Jackson, who can stall until the July filing deadline for the September Democratic primary, has made it clear he will not challenge Barry — and the mayor has not ruled out a rehabilitated run for a fourth term after he emerges from Hanley-Hazelden, as farfetched as that may seem. Barry, 53, pleaded with reporters to “back away” while he recovers from an unspecified “problem” that aides say centers on alcoholism. But even the tearful news conference that preceded his retreat to Hanley-Hazelden seemed calculated. The mayor, sweating profusely and looking to wife Effi for support, artfully excluded any mention of drugs. Barry’s disappearance extricated him from legal wrangling over a possible plea bargain and from defense preparations that may hinge on the FBI videotape. Investigators, protesting that the tape needs enhancing, have resisted showing it to Barry’s lawyer.
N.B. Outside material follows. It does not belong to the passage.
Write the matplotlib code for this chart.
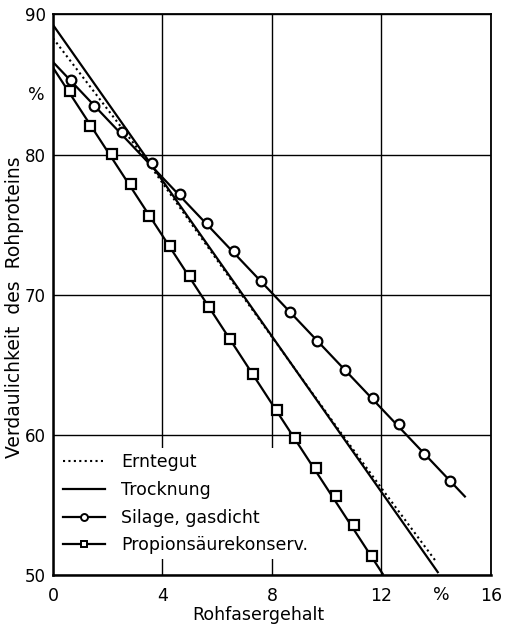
import matplotlib
matplotlib.use("Agg")
import matplotlib.pyplot as plt

# Rohfasergehalt (%) vs Verdaulichkeit des Rohproteins (%)
ernte_x = [0, 3.3, 7.0, 10.5, 12.0, 14.0]
ernte_y = [88.3, 79.9, 69.7, 60.2, 56.2, 50.95]

trock_x = [0, 14.06]
trock_y = [89.25, 50.2]

silage_line_x = [0, 15.05]
silage_line_y = [86.6, 55.6]
silage_x = [0.66, 1.51, 2.53, 3.6, 4.64, 5.63, 6.62, 7.59, 8.65, 9.65,
            10.68, 11.69, 12.63, 13.55, 14.49]
silage_y = [85.3, 83.5, 81.6, 79.4, 77.2, 75.1, 73.1, 71.0, 68.8, 66.7,
            64.6, 62.6, 60.75, 58.66, 56.74]

prop_line_x = [0, 12.05]
prop_line_y = [86.2, 50.07]
prop_x = [0.62, 1.35, 2.16, 2.85, 3.50, 4.27, 5.0, 5.70, 6.46, 7.29,
          8.19, 8.84, 9.62, 10.33, 11.0, 11.67]
prop_y = [84.53, 82.06, 80.04, 77.87, 75.63, 73.51, 71.34, 69.13, 66.87, 64.32,
          61.8, 59.8, 57.6, 55.6, 53.55, 51.38]

xticks = [0, 4, 8, 12, 16]
yticks = [50, 60, 70, 80, 90]

plt.rcParams['font.family'] = ['DejaVu Sans']

fig = plt.figure(figsize=(5.05, 6.27), dpi=100)
ax = fig.add_axes([0.105, 0.083, 0.867, 0.894])

ax.set_xlim(0, 16)
ax.set_ylim(50, 90)
ax.set_xticks(xticks)
ax.set_yticks(yticks)
ax.set_xticklabels([str(t) for t in xticks], fontsize=12.5)
ax.set_yticklabels([str(t) for t in yticks], fontsize=12)
ax.tick_params(length=0)
ax.tick_params(axis='x', pad=9)
ax.tick_params(axis='y', pad=5)
ax.grid(True, color='black', linewidth=1.0)
ax.set_axisbelow(True)
for side in ['left', 'bottom']:
    ax.spines[side].set_linewidth(1.8)
for side in ['top', 'right']:
    ax.spines[side].set_linewidth(1.3)

lw = 1.6
ax.plot(ernte_x, ernte_y, color='black', linestyle=(0, (1, 1.6)), linewidth=1.5, zorder=3)
ax.plot(trock_x, trock_y, color='black', linewidth=lw, zorder=3)
ax.plot(silage_line_x, silage_line_y, color='black', linewidth=lw, zorder=3)
ax.plot(silage_x, silage_y, linestyle='none', marker='o', markersize=7, zorder=4,
        markerfacecolor='white', markeredgecolor='black', markeredgewidth=1.6)
ax.plot(prop_line_x, prop_line_y, color='black', linewidth=lw, zorder=3)
ax.plot(prop_x, prop_y, linestyle='none', marker='s', markersize=6.5, zorder=4,
        markerfacecolor='white', markeredgecolor='black', markeredgewidth=1.6)

# legend handles
h1, = ax.plot([], [], color='black', linestyle=(0, (1, 1.6)), linewidth=1.5)
h2, = ax.plot([], [], color='black', linewidth=lw)
h3, = ax.plot([], [], color='black', linewidth=lw, marker='o', markersize=5,
              markerfacecolor='white', markeredgewidth=1.4)
h4, = ax.plot([], [], color='black', linewidth=lw, marker='s', markersize=5,
              markerfacecolor='white', markeredgewidth=1.4)
leg = ax.legend([h1, h2, h3, h4],
                ['Erntegut', 'Trocknung', 'Silage, gasdicht', 'Propionsäurekonserv.'],
                loc='upper left', bbox_to_anchor=(0.012, 0.226), fontsize=12.5,
                handlelength=2.4, handletextpad=0.9, labelspacing=0.55,
                frameon=True, framealpha=1, borderpad=0.3, borderaxespad=0)
leg.get_frame().set_edgecolor('none')
leg.get_frame().set_facecolor('white')
leg.set_zorder(1.5)

ax.text(-0.3, 84.25, '%', fontsize=12.5, ha='right', va='center', clip_on=False)
ax.text(14.2, -0.02, '%', fontsize=12.5, ha='center', va='top',
        transform=ax.get_xaxis_transform(), clip_on=False)

ax.set_xlabel('Rohfasergehalt', fontsize=12.5)
ax.xaxis.set_label_coords(0.468, -0.056)
ax.set_ylabel('Verdaulichkeit  des  Rohproteins', fontsize=13.5)
ax.yaxis.set_label_coords(-0.066, 0.478)

fig.savefig('out.png', dpi=100)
Even if Barry is convicted on the misdemeanor charge of drug possession, he could continue to hold office if he is sentenced to less than the one-year maximum term. And precedent exists for the jailhouse election of a municipal official. In 1903 Boston’s four-time mayor, James Michael Curley, was elected alderman from jail. In fact, an us-against-them argument could appeal to Barry’s populist base in a city fractured along racial and class lines.

Many Barry supporters have long asserted that the mayor’s problems with federal prosecutors were racially motivated. Cathy Hughes, a Washington businesswoman who owns a radio station and is host of a popular call-in talk show, scoffed that the best prosecutors could come up with was “a multimillion-dollar misdemeanor charge.” Hughes, who is informally polling listener support for Barry, said, “The community is saying to him, ‘Get well, come home, we’re waiting.’ “

One target of the criticism is U.S. Attorney Jay Stephens, formerly a White House deputy counsel. His public statements hinting at a plea bargain in exchange for Barry’s resignation have sparked criticism that he is an overzealous Republican prosecutor. Even controversy-shy N.A.A.C.P. Executive director Benjamin Hooks cited a “pattern of harassment of black elected officials by law-enforcement authorities.”

The FBI sting came after repeated investigations into broader corruption among Barry associates had failed to snare the mayor. The FBI’s inability to pin a charge on Barry bolstered the belief among some in Washington that Hazel Diane (Rasheeda) Moore lured the mayor to the Vista International Hotel only after authorities pressured her to do so.

One law-enforcement official conceded that the FBI “had leverage” over Moore. Reportedly Moore told a grand jury last year that she had not used drugs and was only a casual friend of Barry’s. But she renewed talks with authorities after a drunk-driving arrest in Los Angeles on New Years’ Day; once before, she served six months in prison for unauthorized use of a motor vehicle. Another explanation for her cooperation is that she feared being charged with perjury for her grand jury testimony about Barry and Charles Lewis, a convicted drug dealer. In December 1988 the Washington police were about to arrest Lewis, when Barry turned up in the man’s hotel room. The bust was aborted, but police reportedly found traces of cocaine in the room. Last summer Lewis told federal investigators he had smoked crack with the mayor.

After the Lewis incident, Barry is said to have joked among friends that they would never again see him in a local hotel. Why he went to the Vista to visit Moore remains a mystery. For now, however, Washington’s mayor is checked into a very different residential facility. For 28 days, his routine will be filled with exercise, tough-love group therapy and chores such as vacuuming and mopping.

Meanwhile the District is left to fend for itself, its neighborhoods echoing with gunfire from drug dealers, its hospitals increasingly overburdened by abandoned, drug-addicted newborns and many other babies who die before their first birthday.